● **Material**
>> START
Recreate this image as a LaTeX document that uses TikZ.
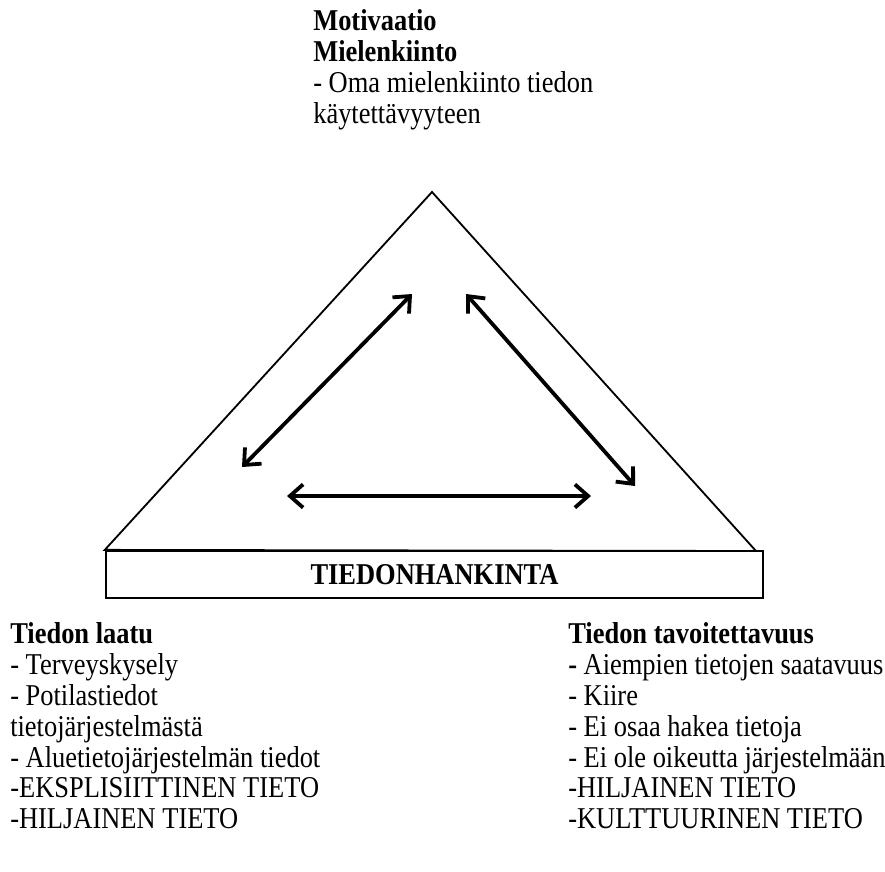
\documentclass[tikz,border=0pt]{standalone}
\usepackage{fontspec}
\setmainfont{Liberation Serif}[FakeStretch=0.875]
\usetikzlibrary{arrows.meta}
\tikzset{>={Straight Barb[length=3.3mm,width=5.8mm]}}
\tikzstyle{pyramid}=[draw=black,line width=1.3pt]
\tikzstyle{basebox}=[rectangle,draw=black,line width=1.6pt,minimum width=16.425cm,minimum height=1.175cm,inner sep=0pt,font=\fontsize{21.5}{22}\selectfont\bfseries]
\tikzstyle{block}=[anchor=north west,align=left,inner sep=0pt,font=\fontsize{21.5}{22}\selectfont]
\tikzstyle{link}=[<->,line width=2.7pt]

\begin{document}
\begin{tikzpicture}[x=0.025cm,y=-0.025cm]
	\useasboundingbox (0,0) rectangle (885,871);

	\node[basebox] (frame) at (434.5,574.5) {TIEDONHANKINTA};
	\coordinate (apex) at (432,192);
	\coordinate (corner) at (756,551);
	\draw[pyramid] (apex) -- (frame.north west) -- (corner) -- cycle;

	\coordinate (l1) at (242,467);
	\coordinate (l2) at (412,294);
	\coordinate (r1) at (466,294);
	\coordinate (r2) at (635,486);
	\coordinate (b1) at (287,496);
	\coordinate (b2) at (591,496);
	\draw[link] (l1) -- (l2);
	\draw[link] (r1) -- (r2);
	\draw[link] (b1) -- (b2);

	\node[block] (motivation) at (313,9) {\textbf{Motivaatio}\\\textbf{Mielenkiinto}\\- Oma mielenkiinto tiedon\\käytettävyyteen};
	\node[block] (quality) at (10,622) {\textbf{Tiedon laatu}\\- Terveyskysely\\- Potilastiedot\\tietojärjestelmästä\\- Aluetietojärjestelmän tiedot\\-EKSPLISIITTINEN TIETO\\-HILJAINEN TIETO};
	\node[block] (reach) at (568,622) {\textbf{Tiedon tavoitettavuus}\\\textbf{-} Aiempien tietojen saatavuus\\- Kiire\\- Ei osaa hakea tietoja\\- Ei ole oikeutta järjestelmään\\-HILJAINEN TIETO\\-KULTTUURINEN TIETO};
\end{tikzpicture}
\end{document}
>> END
● **Directive**
Retype everything in the material word for word, minus pictures.

● **Final answer**
Recreate this image as a LaTeX document that uses TikZ.
\documentclass[tikz,border=0pt]{standalone}
\usepackage{fontspec}
\setmainfont{Liberation Serif}[FakeStretch=0.875]
\usetikzlibrary{arrows.meta}
\tikzset{>={Straight Barb[length=3.3mm,width=5.8mm]}}
\tikzstyle{pyramid}=[draw=black,line width=1.3pt]
\tikzstyle{basebox}=[rectangle,draw=black,line width=1.6pt,minimum width=16.425cm,minimum height=1.175cm,inner sep=0pt,font=\fontsize{21.5}{22}\selectfont\bfseries]
\tikzstyle{block}=[anchor=north west,align=left,inner sep=0pt,font=\fontsize{21.5}{22}\selectfont]
\tikzstyle{link}=[<->,line width=2.7pt]

\begin{document}
\begin{tikzpicture}[x=0.025cm,y=-0.025cm]
	\useasboundingbox (0,0) rectangle (885,871);

	\node[basebox] (frame) at (434.5,574.5) {TIEDONHANKINTA};
	\coordinate (apex) at (432,192);
	\coordinate (corner) at (756,551);
	\draw[pyramid] (apex) -- (frame.north west) -- (corner) -- cycle;

	\coordinate (l1) at (242,467);
	\coordinate (l2) at (412,294);
	\coordinate (r1) at (466,294);
	\coordinate (r2) at (635,486);
	\coordinate (b1) at (287,496);
	\coordinate (b2) at (591,496);
	\draw[link] (l1) -- (l2);
	\draw[link] (r1) -- (r2);
	\draw[link] (b1) -- (b2);

	\node[block] (motivation) at (313,9) {\textbf{Motivaatio}\\\textbf{Mielenkiinto}\\- Oma mielenkiinto tiedon\\käytettävyyteen};
	\node[block] (quality) at (10,622) {\textbf{Tiedon laatu}\\- Terveyskysely\\- Potilastiedot\\tietojärjestelmästä\\- Aluetietojärjestelmän tiedot\\-EKSPLISIITTINEN TIETO\\-HILJAINEN TIETO};
	\node[block] (reach) at (568,622) {\textbf{Tiedon tavoitettavuus}\\\textbf{-} Aiempien tietojen saatavuus\\- Kiire\\- Ei osaa hakea tietoja\\- Ei ole oikeutta järjestelmään\\-HILJAINEN TIETO\\-KULTTUURINEN TIETO};
\end{tikzpicture}
\end{document}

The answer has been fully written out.